- Born: Fran Harris 1915 The Bronx
- Died: 2013 (aged 97–98)
- Occupation: Broadcaster

= Fran Harris-Tuchman =

American broadcaster

Fran Harris-Tuchman (1915–2013) was an American broadcaster, and the first woman to head the television division for a major advertising agency. She started her career as a pioneering member of the Women's Auxiliary Television Technical Staff (WATTS) during WWII, and later founded her own highly successful advertising agency, Harris-Tuchman productions.

== Early life ==
Harris-Tuchman was born in The Bronx and raised in Chicago, and exhibited an interest and theater and performance from a young age, studying at the Faust School of Dramatic Arts. She began working in radio while still in high school, beginning after graduation to tour with various WPA projects and organizations that acted as a precursor to the USO.

== Career ==
In 1942, Harris-Tuchman answered a want ad from Chicago TV station W9XBK, and was hired as a member of the WATTS, the Women's Auxiliary Television Technical Staff, a group of seven pioneering women hired to head their experimental television station.

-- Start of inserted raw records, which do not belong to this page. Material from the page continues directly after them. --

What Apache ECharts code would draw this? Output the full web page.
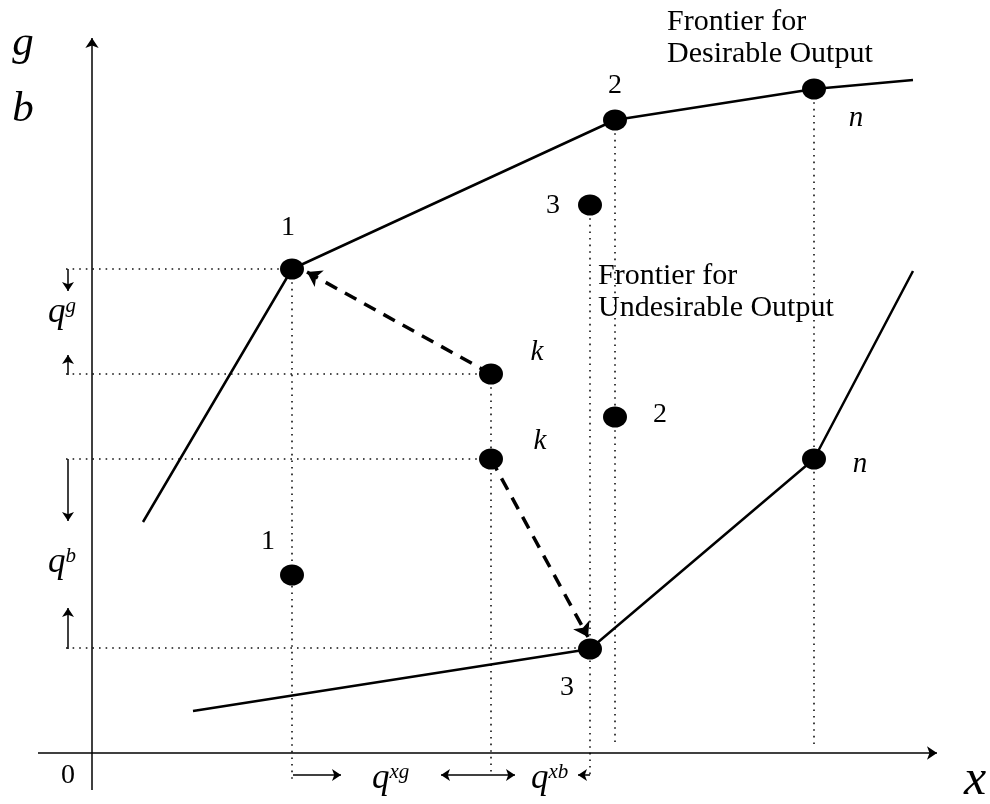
<!DOCTYPE html>
<html>
<head>
<meta charset="utf-8">
<script src="https://cdn.jsdelivr.net/npm/echarts@6/dist/echarts.min.js"></script>
<style>html,body{margin:0;padding:0;background:#fff;}#c{width:990px;height:804px;}</style>
</head>
<body>
<div id="c"></div>
<script>
// Conceptual diagram: coordinates relative to origin of the x / (g,b) axes
var desirablePoints = [[200, 484, '1'], [523, 633, '2'], [722, 664, 'n'], [498, 548, '3'], [399, 379, 'k']];
var undesirablePoints = [[399, 294, 'k'], [523, 336, '2'], [722, 294, 'n'], [498, 104, '3'], [200, 178, '1']];
var desirableFrontier = [[51, 231], [200, 484], [523, 633], [722, 664], [821, 673]];
var undesirableFrontier = [[101, 42], [498, 104], [722, 294], [821, 482]];
var axisSegments = [[[0, -37], [0, 715]], [[-54, 0], [845, 0]]];
var guideSegments = [
  [[-26, 484], [200, 484]], [[-26, 379], [399, 379]], [[-26, 294], [399, 294]], [[-26, 105], [498, 105]],
  [[200, 484], [200, -26]], [[399, 379], [399, -22]], [[498, 548], [498, -22]], [[523, 633], [523, 7]], [[722, 664], [722, 5]]
];
var projectionArrows = [[[399, 379], [215, 481]], [[399, 294], [496, 116]]];
var measureArrows = [
  [[-24, 484], [-24, 462]], [[-24, 378], [-24, 398]], [[-24, 294], [-24, 232]], [[-24, 104], [-24, 145]],
  [[201, -22], [249, -22]], [[399, -22], [349, -22]], [[399, -22], [423, -22]], [[498, -22], [486, -22]]
];
// [text, x, y, style]
var textLabels = [
  ['1', 196, 525, 'num'], ['2', 523, 667, 'num'], ['n', 764, 635, 'it'], ['3', 461, 547, 'num'], ['k', 445, 401, 'it'],
  ['k', 448, 312, 'it'], ['2', 568, 338, 'num'], ['n', 768, 289, 'it'], ['3', 475, 65, 'num'], ['1', 176, 211, 'num'],
  ['0', -24, -23, 'num'], ['g', -69, 709, 'big'], ['b', -69, 643, 'big'], ['x', 883, -28, 'xbig'],
  ['{q|q}{s|g}', -44, 440, 'q'], ['{q|q}{s|b}', -44, 190, 'q'], ['{q|q}{s|xg}', 280, -26, 'q'], ['{q|q}{s|xb}', 439, -26, 'q'],
  ['Frontier for\nDesirable Output', 575, 747, 'title'], ['Frontier for\nUndesirable Output', 506, 493, 'title']
];

var serif = 'Liberation Serif';
var styles = {
  num: {fontSize: 28, fontFamily: serif, color: '#000'},
  it: {fontSize: 29, fontFamily: serif, fontStyle: 'italic', color: '#000'},
  big: {fontSize: 43, fontFamily: serif, fontStyle: 'italic', color: '#000'},
  xbig: {fontSize: 50, fontFamily: serif, fontStyle: 'italic', color: '#000'},
  q: {align: 'left', rich: {
    q: {fontSize: 35, fontFamily: serif, fontStyle: 'italic', color: '#000', verticalAlign: 'bottom', lineHeight: 34},
    s: {fontSize: 21, fontFamily: serif, fontStyle: 'italic', color: '#000', verticalAlign: 'top', lineHeight: 34, padding: [0, 0, 18, 0]}
  }},
  title: {fontSize: 30, fontFamily: serif, color: '#000', align: 'left', verticalAlign: 'top', lineHeight: 32}
};

function seg(list) { return list.map(function (s) { return {coords: s}; }); }

var chart = echarts.init(document.getElementById('c'), null, {renderer: 'canvas'});
chart.setOption({
  animation: false,
  backgroundColor: '#fff',
  grid: {left: 0, right: 0, top: 0, bottom: 0},
  xAxis: {type: 'value', min: -92, max: 898, show: false},
  yAxis: {type: 'value', min: -51, max: 753, show: false},
  series: [
    {type: 'lines', coordinateSystem: 'cartesian2d', data: seg(axisSegments), symbol: ['none', 'arrow'], symbolSize: [8, 10],
      lineStyle: {color: '#000', width: 1.5, opacity: 1}, silent: true, z: 2},
    {type: 'lines', coordinateSystem: 'cartesian2d', data: seg(guideSegments), symbol: 'none',
      lineStyle: {color: '#111', width: 1.6, type: [1.6, 5], opacity: 1}, silent: true, z: 1},
    {type: 'line', data: desirableFrontier, symbol: 'none', lineStyle: {color: '#000', width: 2.5}, silent: true, z: 3},
    {type: 'line', data: undesirableFrontier, symbol: 'none', lineStyle: {color: '#000', width: 2.5}, silent: true, z: 3},
    {type: 'lines', coordinateSystem: 'cartesian2d', data: seg(projectionArrows), symbol: ['none', 'arrow'], symbolSize: [12, 14],
      lineStyle: {color: '#000', width: 3.5, type: [13, 9], opacity: 1}, silent: true, z: 4},
    {type: 'lines', coordinateSystem: 'cartesian2d', data: seg(measureArrows), symbol: ['none', 'arrow'], symbolSize: [7, 9],
      lineStyle: {color: '#000', width: 1.5, opacity: 1}, silent: true, z: 4},
    {type: 'scatter', name: 'Desirable', data: desirablePoints.map(function (p) { return [p[0], p[1]]; }),
      symbol: 'circle', symbolSize: [24, 21], itemStyle: {color: '#000', opacity: 1}, silent: true, z: 5},
    {type: 'scatter', name: 'Undesirable', data: undesirablePoints.map(function (p) { return [p[0], p[1]]; }),
      symbol: 'circle', symbolSize: [24, 21], itemStyle: {color: '#000', opacity: 1}, silent: true, z: 5},
    {type: 'scatter', name: 'labels', symbolSize: 1, itemStyle: {color: '#fff', opacity: 1}, silent: true, z: 6,
      data: textLabels.map(function (t) {
        var st = Object.assign({show: true, position: 'inside', formatter: t[0], opacity: 1}, styles[t[3]]);
        return {value: [t[1], t[2]], label: st};
      })}
  ]
});
</script>
</body>
</html>
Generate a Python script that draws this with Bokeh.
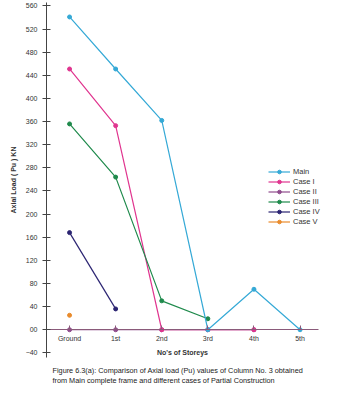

Billed as a radio actress, Harris-Tuchman reflected on the low expectations station managers had for the WATTS, saying that the owners "thought it might be possible, by the furthest reaches of the imagination, to train some women - or 'girls' as we were called - to manage and run the station." In spite of this managerial doubt, the WATTS team was broadcasting three months after being founded, eventually keeping a weekly broadcast schedule of Monday and Wednesday afternoons, and Tuesday, Thursday and Friday evenings. Harris-Tuchman noted that the daytime broadcasts were added so that "stores selling televisions would have something to demonstrate."

Harris-Tuchman was inducted into Chicago NATAS' Silver Circle in 2003.